-- Start --

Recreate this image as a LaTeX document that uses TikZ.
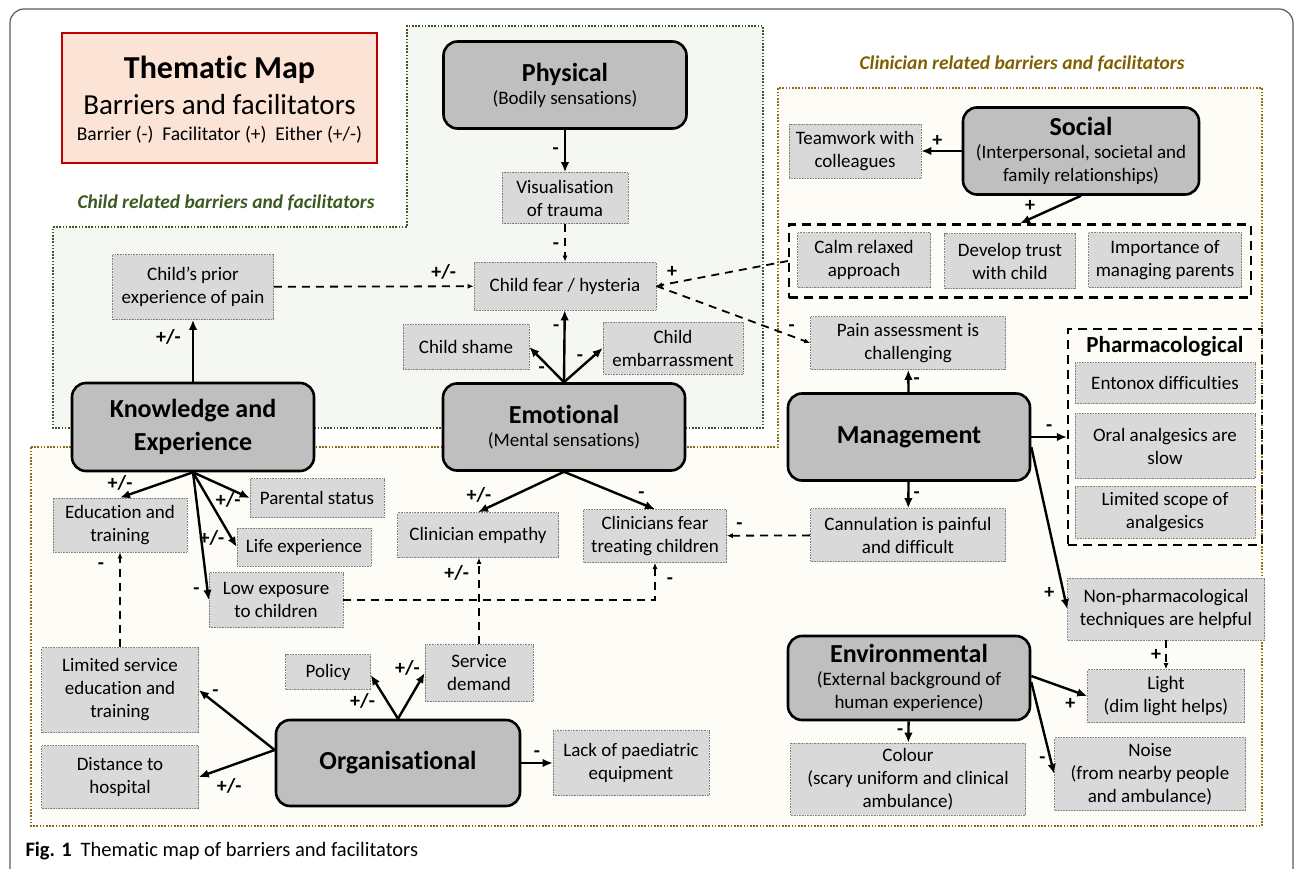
\documentclass[tikz,border=0pt]{standalone}
\usepackage{fontspec}
\setmainfont{Carlito}[Ligatures={NoCommon}]
\usetikzlibrary{arrows.meta}

\definecolor{childgreen}{RGB}{58,90,34}
\definecolor{childfill}{RGB}{245,247,242}
\definecolor{clingold}{RGB}{140,108,20}
\definecolor{clintext}{RGB}{127,96,0}
\definecolor{clinfill}{RGB}{253,252,246}
\definecolor{titlered}{RGB}{192,0,0}
\definecolor{titlefill}{RGB}{251,228,214}
\definecolor{themegray}{RGB}{191,191,191}
\definecolor{subgray}{RGB}{217,217,217}
\definecolor{framegray}{RGB}{90,90,90}

\newcommand\headtxt[1]{{\bfseries\fontsize{26}{31}\selectfont #1}}

\tikzset{
    wh/.style 2 args={minimum width=#1pt, minimum height=#2pt},
    theme/.style={draw=black, line width=2.6pt, fill=themegray, rounded corners=14pt,
        align=center, inner sep=0pt, font=\fontsize{19}{23}\selectfont},
    subtheme/.style={draw=gray, densely dotted, line width=0.6pt, fill=subgray,
        align=center, inner sep=0pt, font=\fontsize{19}{23}\selectfont},
    groupbox/.style={draw=black, line width=2.2pt, dash pattern=on 9pt off 6pt, inner sep=0pt},
    titlebox/.style={draw=titlered, line width=2.5pt, fill=titlefill},
    region/.style={line width=1.8pt, dash pattern=on 1.6pt off 1.6pt},
    regtitle/.style={font=\bfseries\itshape\fontsize{19.5}{23}\selectfont},
    link/.style={line width=2.4pt, -{Latex[length=10pt,width=8.5pt]}},
    dlink/.style={line width=1.8pt, dash pattern=on 8pt off 6pt, -{Latex[length=6pt,width=5pt]}},
    sgn/.style={font=\bfseries\fontsize{20}{20}\selectfont, inner sep=1pt},
}

\begin{document}
\begin{tikzpicture}[x=1pt, y=-1pt]
    \useasboundingbox (0,0) rectangle (1295,869);
    \draw[framegray, line width=1.2pt, rounded corners=14pt] (10,9) rectangle (1293,884);

    \draw[region, draw=childgreen, fill=childfill] (53,227) -- (407,227) -- (407,26) -- (763,26) -- (763,428) -- (53,428) -- cycle;
    \draw[region, draw=clingold, fill=clinfill] (31,447) -- (778,447) -- (778,88) -- (1262,88) -- (1262,826) -- (31,826) -- cycle;
    \node[regtitle, text=childgreen] (childlbl) at (226,203) {Child related barriers and facilitators};
    \node[regtitle, text=clintext] (clinlbl) at (1022,64) {Clinician related barriers and facilitators};

    \node[titlebox, wh={315}{130}] (ttlbox) at (219.5,98) {};
    \node[anchor=base, font=\bfseries\fontsize{32}{36}\selectfont] (ttlmain) at (219.5,79) {Thematic Map};
    \node[anchor=base, font=\fontsize{29}{33}\selectfont] (ttlsub) at (219.5,115) {Barriers and facilitators};
    \node[anchor=base, font=\fontsize{19.5}{23}\selectfont] (ttlkey) at (219.5,141) {Barrier (-)~~Facilitator (+)~~Either (+/-)};

    \node[theme, wh={243}{87}] (phys) at (565,85) {\headtxt{Physical}\\(Bodily sensations)};
    \node[theme, wh={236}{87}] (social) at (1081,151) {\headtxt{Social}\\(Interpersonal, societal and\\family relationships)};
    \node[theme, wh={242}{88}, font=\bfseries\fontsize{26}{33}\selectfont] (know) at (193,427) {Knowledge and\\Experience};
    \node[theme, wh={242}{87}] (emot) at (564,427) {\headtxt{Emotional}\\(Mental sensations)};
    \node[theme, wh={242}{87}] (man) at (909,437) {\headtxt{Management}};
    \node[theme, wh={244}{86}] (org) at (398,763) {\headtxt{Organisational}};
    \node[theme, wh={242}{84}] (env) at (909,678) {\headtxt{Environmental}\\(External background of\\human experience)};

    \node[subtheme, wh={126}{51}] (vis) at (565,198) {Visualisation\\of trauma};
    \node[subtheme, wh={182}{48}] (cfear) at (565,286) {Child fear / hysteria};
    \node[subtheme, wh={161}{65}] (prior) at (193,287) {Child’s prior\\experience of pain};
    \node[subtheme, wh={126}{45}] (shame) at (466,347) {Child shame};
    \node[subtheme, wh={140}{52}] (emb) at (673,348) {Child\\embarrassment};
    \node[subtheme, wh={132}{54}] (team) at (855,151) {Teamwork with\\colleagues};
    \node[groupbox, wh={462}{73}] (group) at (1020,261) {};
    \node[subtheme, wh={133}{55}] (calm) at (864,260) {Calm relaxed\\approach};
    \node[subtheme, wh={131}{55}] (trust) at (1010,261) {Develop trust\\with child};
    \node[subtheme, wh={153}{55}] (parents) at (1165,260) {Importance of\\managing parents};
    \node[subtheme, wh={195}{53}] (pain) at (908,343) {Pain assessment is\\challenging};
    \node[groupbox, wh={194}{216}] (pharm) at (1165,437) {};
    \node[font=\bfseries\fontsize{23}{27}\selectfont] (pharmlbl) at (1165,346) {Pharmacological};
    \node[subtheme, wh={180}{41}] (ento) at (1165,383) {Entonox difficulties};
    \node[subtheme, wh={180}{65}] (oral) at (1165,446) {Oral analgesics are\\slow};
    \node[subtheme, wh={180}{52}] (scope) at (1165,512) {Limited scope of\\analgesics};
    \node[subtheme, wh={195}{53}] (cann) at (908,535) {Cannulation is painful\\and difficult};
    \node[subtheme, wh={197}{62}] (nonph) at (1166,609) {Non-pharmacological\\techniques are helpful};
    \node[subtheme, wh={157}{53}] (light) at (1166,696) {Light\\(dim light helps)};
    \node[subtheme, wh={191}{73}] (noise) at (1150,774) {Noise\\(from nearby people\\and ambulance)};
    \node[subtheme, wh={235}{72}] (colour) at (908,779) {Colour\\(scary uniform and clinical\\ambulance)};
    \node[subtheme, wh={134}{54}] (edu) at (120,525) {Education and\\training};
    \node[subtheme, wh={134}{39}] (par) at (317,498) {Parental status};
    \node[subtheme, wh={134}{38}] (life) at (304,547) {Life experience};
    \node[subtheme, wh={134}{55}] (low) at (276,600) {Low exposure\\to children};
    \node[subtheme, wh={161}{45}] (emp) at (478,535) {Clinician empathy};
    \node[subtheme, wh={143}{53}] (cfr) at (655,536) {Clinicians fear\\treating children};
    \node[subtheme, wh={157}{85}] (lim) at (120,690) {Limited service\\education and\\training};
    \node[subtheme, wh={157}{63}] (dist) at (120,777) {Distance to\\hospital};
    \node[subtheme, wh={85}{35}] (pol) at (328,672) {Policy};
    \node[subtheme, wh={108}{57}] (svc) at (479,673) {Service\\demand};
    \node[subtheme, wh={156}{65}] (lack) at (631,763) {Lack of paediatric\\equipment};

    \draw[link] (phys) -- node[sgn, left=4pt] {-} (vis);
    \draw[dlink] (vis) -- node[sgn, left=4pt, pos=0.6] {-} (cfear);
    \draw[dlink] (prior) -- node[sgn, above=5pt, pos=0.85] {+/-} (cfear);
    \draw[dlink] (group.west) -- node[sgn, above=4pt, pos=0.88] {+} (cfear.east);
    \draw[dlink] (cfear.east) -- node[sgn, above=3pt, pos=0.88] {-} (pain.west);
    \draw[link] (emot.north) -- node[sgn, left=3pt, pos=0.75] {-} (cfear);
    \draw[link] (emot.north) -- node[sgn, left=5pt, pos=0.35] {-} (shame.east);
    \draw[link] (emot.north) -- node[sgn, above left=0pt, pos=0.55] {-} (emb.west);

    \draw[link] (know) -- node[sgn, left=10pt, pos=0.72] {+/-} (prior);
    \draw[link] (know.south) -- node[sgn, above left, pos=0.8] {+/-} (edu.north);
    \draw[link] (know.south) -- node[sgn, below=2pt, pos=0.62] {+/-} (par.west);
    \draw[link] (know.south) -- node[sgn, left=5pt, pos=0.88] {+/-} (life.west);
    \draw[link] (know.south) -- node[sgn, left=6pt, pos=0.93] {-} (low.west);
    \draw[dlink] (low.east) -| node[sgn, right=10pt, pos=0.76] {-} (cfr.south);
    \draw[dlink] (svc.north) -- node[sgn, left=8pt, pos=0.82] {+/-} (svc.north |- emp.south);
    \draw[link] (emot.south) -- node[sgn, above left, pos=0.82] {+/-} (emp.north);
    \draw[link] (emot.south) -- node[sgn, above=3pt, pos=0.85] {-} (cfr.north);
    \draw[dlink] (cann) -- node[sgn, above=4pt, pos=0.85] {-} (cfr);

    \draw[link] (man) -- node[sgn, right=3pt] {-} (pain);
    \draw[link] (man) -- node[sgn, right=3pt] {-} (cann);
    \draw[link] (man.east) -- node[sgn, above=3pt] {-} (pharm.west);
    \draw[link] ([yshift=-10pt]man.east) -- node[sgn, left=7pt, pos=0.9] {+} (nonph.west);
    \draw[dlink] (nonph) -- node[sgn, left=3pt] {+} (light);
    \draw[link] ([yshift=2pt]env.east) -- node[sgn, below=6pt, pos=0.7] {+} (light.west);
    \draw[link] ([yshift=-4pt]env.east) -- node[sgn, left=3pt, pos=0.85] {-} (noise.west);
    \draw[link] (env) -- node[sgn, left=3pt] {-} (colour);
    \draw[link] (social) -- node[sgn, above=2pt, pos=0.6] {+} (team);
    \draw[link] (social.south) -- node[sgn, above left=1pt, pos=0.7] {+} (group.north);

    \draw[dlink] (lim) -- node[sgn, left=14pt, pos=0.85] {-} (edu);
    \draw[link] ([yshift=13pt]org.west) -- node[sgn, above right, pos=0.85] {-} (lim.east);
    \draw[link] ([yshift=13pt]org.west) -- node[sgn, below=10pt, pos=0.6] {+/-} (dist.east);
    \draw[link] (org.north) -- node[sgn, left=10pt, pos=0.4] {+/-} ([yshift=-3pt]pol.east);
    \draw[link] (org.north) -- node[sgn, above left, pos=0.9] {+/-} (svc.west);
    \draw[link] (org) -- node[sgn, above=3pt] {-} (lack);

    \node[anchor=base west, font=\fontsize{20.5}{24}\selectfont] (caption) at (22,856) {\textbf{Fig. 1}\hspace{9pt}Thematic map of barriers and facilitators};
\end{tikzpicture}
\end{document}
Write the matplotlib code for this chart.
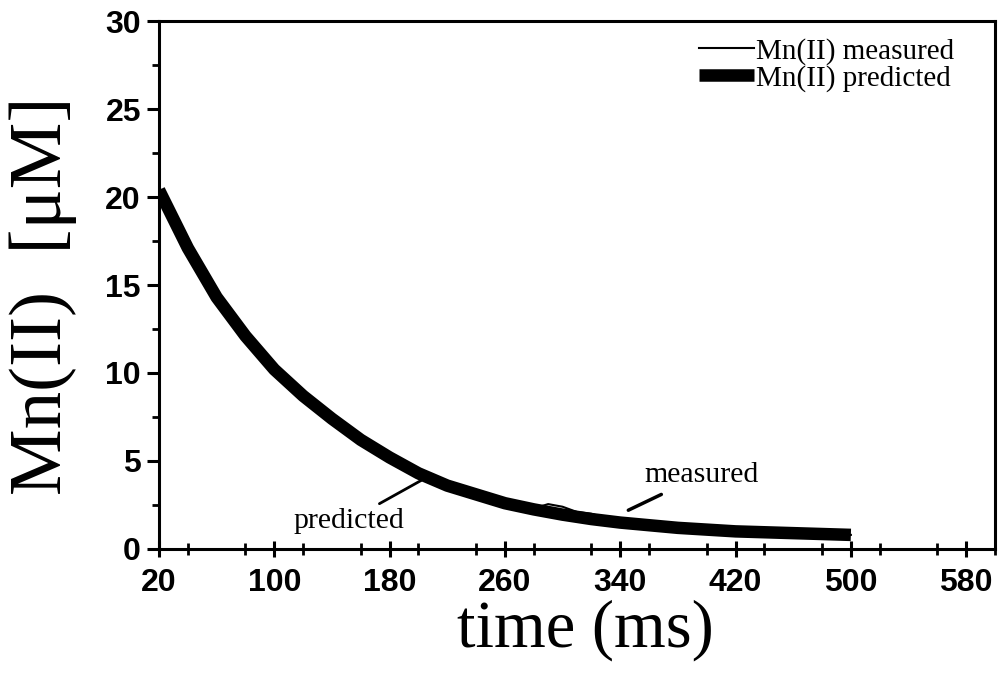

-- End --

- _What to produce_: For the listing above, identify each line bearing "this".

- _Task result_:
Recreate this image as a LaTeX document that uses TikZ.
Write the matplotlib code for this chart.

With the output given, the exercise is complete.